▸ **DATASET RECORDS**:
+ + + + + + +

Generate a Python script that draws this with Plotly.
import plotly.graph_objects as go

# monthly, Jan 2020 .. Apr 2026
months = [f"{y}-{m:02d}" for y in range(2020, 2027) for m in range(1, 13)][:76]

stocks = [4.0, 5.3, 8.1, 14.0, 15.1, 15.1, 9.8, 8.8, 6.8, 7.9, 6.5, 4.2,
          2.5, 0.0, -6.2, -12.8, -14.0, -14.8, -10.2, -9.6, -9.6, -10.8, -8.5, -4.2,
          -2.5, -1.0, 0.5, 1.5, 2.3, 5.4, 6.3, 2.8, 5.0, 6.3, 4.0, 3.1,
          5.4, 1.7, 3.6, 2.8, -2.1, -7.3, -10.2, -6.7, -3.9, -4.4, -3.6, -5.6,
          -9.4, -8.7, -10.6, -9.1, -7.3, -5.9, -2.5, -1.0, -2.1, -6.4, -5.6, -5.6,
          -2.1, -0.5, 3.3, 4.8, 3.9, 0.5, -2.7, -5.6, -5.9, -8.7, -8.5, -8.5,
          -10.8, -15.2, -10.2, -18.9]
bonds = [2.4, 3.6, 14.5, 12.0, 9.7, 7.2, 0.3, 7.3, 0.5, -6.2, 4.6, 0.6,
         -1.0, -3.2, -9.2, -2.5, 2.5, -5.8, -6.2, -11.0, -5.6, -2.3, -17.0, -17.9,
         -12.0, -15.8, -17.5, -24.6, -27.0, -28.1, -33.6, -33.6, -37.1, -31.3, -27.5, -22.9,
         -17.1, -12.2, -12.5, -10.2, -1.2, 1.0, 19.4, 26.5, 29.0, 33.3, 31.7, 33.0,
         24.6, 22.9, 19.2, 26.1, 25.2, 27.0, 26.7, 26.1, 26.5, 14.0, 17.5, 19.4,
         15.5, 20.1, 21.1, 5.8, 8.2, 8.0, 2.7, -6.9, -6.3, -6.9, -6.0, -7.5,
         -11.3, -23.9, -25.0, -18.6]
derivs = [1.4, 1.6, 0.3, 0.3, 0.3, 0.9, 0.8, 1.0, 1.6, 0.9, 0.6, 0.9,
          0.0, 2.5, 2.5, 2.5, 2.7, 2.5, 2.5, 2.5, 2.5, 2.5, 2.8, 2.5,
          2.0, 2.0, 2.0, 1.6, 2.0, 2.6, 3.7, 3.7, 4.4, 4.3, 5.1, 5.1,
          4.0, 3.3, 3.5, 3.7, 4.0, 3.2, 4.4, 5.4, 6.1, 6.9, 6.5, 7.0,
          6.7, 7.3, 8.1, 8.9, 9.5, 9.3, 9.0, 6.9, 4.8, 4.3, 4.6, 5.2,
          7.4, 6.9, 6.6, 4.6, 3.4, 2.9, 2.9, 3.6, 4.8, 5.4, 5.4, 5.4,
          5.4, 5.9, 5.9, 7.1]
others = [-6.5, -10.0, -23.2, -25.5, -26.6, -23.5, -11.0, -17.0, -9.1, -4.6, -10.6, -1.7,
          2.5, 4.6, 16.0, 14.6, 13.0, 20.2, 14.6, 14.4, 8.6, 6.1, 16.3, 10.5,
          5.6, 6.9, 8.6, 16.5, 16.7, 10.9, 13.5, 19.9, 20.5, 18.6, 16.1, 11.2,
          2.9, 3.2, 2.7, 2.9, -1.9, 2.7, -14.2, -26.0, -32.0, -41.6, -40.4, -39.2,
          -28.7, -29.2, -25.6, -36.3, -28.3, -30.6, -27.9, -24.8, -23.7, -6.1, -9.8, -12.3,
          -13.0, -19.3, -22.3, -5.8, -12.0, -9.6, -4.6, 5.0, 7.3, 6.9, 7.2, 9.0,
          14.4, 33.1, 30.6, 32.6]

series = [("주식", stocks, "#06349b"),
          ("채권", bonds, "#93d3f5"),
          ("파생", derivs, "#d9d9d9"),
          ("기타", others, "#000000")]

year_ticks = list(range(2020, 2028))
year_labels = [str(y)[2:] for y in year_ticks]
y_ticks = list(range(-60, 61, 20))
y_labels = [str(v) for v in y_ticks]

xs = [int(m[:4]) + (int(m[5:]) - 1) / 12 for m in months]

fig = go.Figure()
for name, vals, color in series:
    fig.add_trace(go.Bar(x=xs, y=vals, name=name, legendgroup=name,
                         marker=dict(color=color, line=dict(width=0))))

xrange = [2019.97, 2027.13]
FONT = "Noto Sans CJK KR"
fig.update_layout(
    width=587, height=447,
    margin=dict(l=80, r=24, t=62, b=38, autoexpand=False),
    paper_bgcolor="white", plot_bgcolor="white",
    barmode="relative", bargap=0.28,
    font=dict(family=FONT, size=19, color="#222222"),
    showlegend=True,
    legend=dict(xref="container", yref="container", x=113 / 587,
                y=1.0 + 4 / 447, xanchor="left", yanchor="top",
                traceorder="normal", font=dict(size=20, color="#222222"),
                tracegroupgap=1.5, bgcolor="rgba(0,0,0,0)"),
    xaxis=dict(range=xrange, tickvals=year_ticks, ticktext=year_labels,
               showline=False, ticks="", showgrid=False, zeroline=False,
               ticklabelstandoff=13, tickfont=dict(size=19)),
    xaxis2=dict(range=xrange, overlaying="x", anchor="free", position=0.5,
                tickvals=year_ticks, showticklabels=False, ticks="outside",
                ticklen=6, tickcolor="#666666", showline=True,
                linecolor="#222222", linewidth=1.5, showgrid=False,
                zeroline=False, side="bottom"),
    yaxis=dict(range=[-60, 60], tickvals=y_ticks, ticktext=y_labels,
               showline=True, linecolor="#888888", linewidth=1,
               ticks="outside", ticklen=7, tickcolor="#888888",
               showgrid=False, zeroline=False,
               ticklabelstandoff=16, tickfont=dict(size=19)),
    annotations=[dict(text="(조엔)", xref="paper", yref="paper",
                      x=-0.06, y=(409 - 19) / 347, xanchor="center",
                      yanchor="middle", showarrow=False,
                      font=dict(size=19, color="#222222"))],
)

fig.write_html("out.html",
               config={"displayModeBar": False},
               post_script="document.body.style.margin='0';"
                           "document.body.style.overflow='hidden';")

+ + + + + + +

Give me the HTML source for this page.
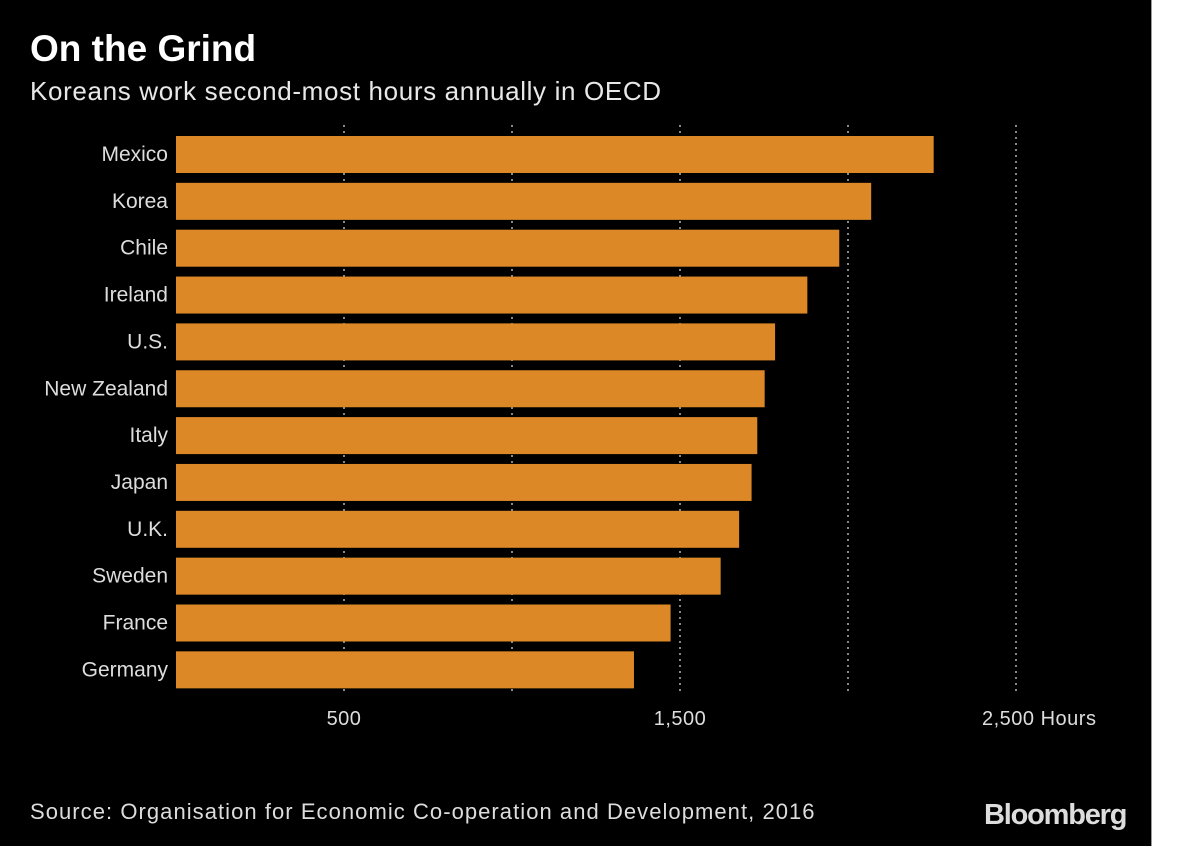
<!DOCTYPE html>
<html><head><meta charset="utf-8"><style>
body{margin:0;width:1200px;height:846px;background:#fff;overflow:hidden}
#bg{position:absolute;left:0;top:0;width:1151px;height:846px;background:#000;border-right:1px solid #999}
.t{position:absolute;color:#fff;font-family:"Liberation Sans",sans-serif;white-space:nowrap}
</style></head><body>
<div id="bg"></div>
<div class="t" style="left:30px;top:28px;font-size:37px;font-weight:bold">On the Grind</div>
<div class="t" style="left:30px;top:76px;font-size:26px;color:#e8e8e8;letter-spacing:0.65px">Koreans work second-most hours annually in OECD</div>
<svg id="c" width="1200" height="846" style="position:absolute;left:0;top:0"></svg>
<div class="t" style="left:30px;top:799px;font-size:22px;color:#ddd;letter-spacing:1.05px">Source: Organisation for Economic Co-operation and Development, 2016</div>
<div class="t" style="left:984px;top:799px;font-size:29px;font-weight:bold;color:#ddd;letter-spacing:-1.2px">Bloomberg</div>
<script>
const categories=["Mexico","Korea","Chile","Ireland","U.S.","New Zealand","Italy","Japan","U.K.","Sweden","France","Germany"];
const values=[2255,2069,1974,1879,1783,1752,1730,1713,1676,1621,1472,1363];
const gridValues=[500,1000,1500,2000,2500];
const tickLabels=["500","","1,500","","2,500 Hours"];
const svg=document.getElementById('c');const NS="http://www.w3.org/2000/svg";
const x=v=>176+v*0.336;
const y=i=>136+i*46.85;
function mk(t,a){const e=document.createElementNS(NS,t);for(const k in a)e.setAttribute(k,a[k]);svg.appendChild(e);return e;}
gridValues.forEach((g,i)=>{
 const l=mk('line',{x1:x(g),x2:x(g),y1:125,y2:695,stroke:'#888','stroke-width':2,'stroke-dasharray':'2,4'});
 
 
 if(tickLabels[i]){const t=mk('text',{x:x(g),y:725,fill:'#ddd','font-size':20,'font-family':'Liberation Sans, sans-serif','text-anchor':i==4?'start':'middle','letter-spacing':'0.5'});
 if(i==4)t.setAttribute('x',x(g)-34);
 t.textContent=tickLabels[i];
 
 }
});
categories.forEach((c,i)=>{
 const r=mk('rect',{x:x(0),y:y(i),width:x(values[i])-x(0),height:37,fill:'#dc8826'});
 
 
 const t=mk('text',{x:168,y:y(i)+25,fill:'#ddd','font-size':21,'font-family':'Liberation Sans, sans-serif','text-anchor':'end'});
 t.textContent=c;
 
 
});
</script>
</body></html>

+ + + + + + +

▸ **STATED PROBLEM**:
Looking above, find the stretch of lines that opens with the one holding "Give me the HTML source for this page." and closes with the one holding "</body></html>". Copy it exactly, pictures excluded.

▸ **FINAL RESULT**:
Give me the HTML source for this page.
<!DOCTYPE html>
<html><head><meta charset="utf-8"><style>
body{margin:0;width:1200px;height:846px;background:#fff;overflow:hidden}
#bg{position:absolute;left:0;top:0;width:1151px;height:846px;background:#000;border-right:1px solid #999}
.t{position:absolute;color:#fff;font-family:"Liberation Sans",sans-serif;white-space:nowrap}
</style></head><body>
<div id="bg"></div>
<div class="t" style="left:30px;top:28px;font-size:37px;font-weight:bold">On the Grind</div>
<div class="t" style="left:30px;top:76px;font-size:26px;color:#e8e8e8;letter-spacing:0.65px">Koreans work second-most hours annually in OECD</div>
<svg id="c" width="1200" height="846" style="position:absolute;left:0;top:0"></svg>
<div class="t" style="left:30px;top:799px;font-size:22px;color:#ddd;letter-spacing:1.05px">Source: Organisation for Economic Co-operation and Development, 2016</div>
<div class="t" style="left:984px;top:799px;font-size:29px;font-weight:bold;color:#ddd;letter-spacing:-1.2px">Bloomberg</div>
<script>
const categories=["Mexico","Korea","Chile","Ireland","U.S.","New Zealand","Italy","Japan","U.K.","Sweden","France","Germany"];
const values=[2255,2069,1974,1879,1783,1752,1730,1713,1676,1621,1472,1363];
const gridValues=[500,1000,1500,2000,2500];
const tickLabels=["500","","1,500","","2,500 Hours"];
const svg=document.getElementById('c');const NS="http://www.w3.org/2000/svg";
const x=v=>176+v*0.336;
const y=i=>136+i*46.85;
function mk(t,a){const e=document.createElementNS(NS,t);for(const k in a)e.setAttribute(k,a[k]);svg.appendChild(e);return e;}
gridValues.forEach((g,i)=>{
 const l=mk('line',{x1:x(g),x2:x(g),y1:125,y2:695,stroke:'#888','stroke-width':2,'stroke-dasharray':'2,4'});
 
 
 if(tickLabels[i]){const t=mk('text',{x:x(g),y:725,fill:'#ddd','font-size':20,'font-family':'Liberation Sans, sans-serif','text-anchor':i==4?'start':'middle','letter-spacing':'0.5'});
 if(i==4)t.setAttribute('x',x(g)-34);
 t.textContent=tickLabels[i];
 
 }
});
categories.forEach((c,i)=>{
 const r=mk('rect',{x:x(0),y:y(i),width:x(values[i])-x(0),height:37,fill:'#dc8826'});
 
 
 const t=mk('text',{x:168,y:y(i)+25,fill:'#ddd','font-size':21,'font-family':'Liberation Sans, sans-serif','text-anchor':'end'});
 t.textContent=c;
 
 
});
</script>
</body></html>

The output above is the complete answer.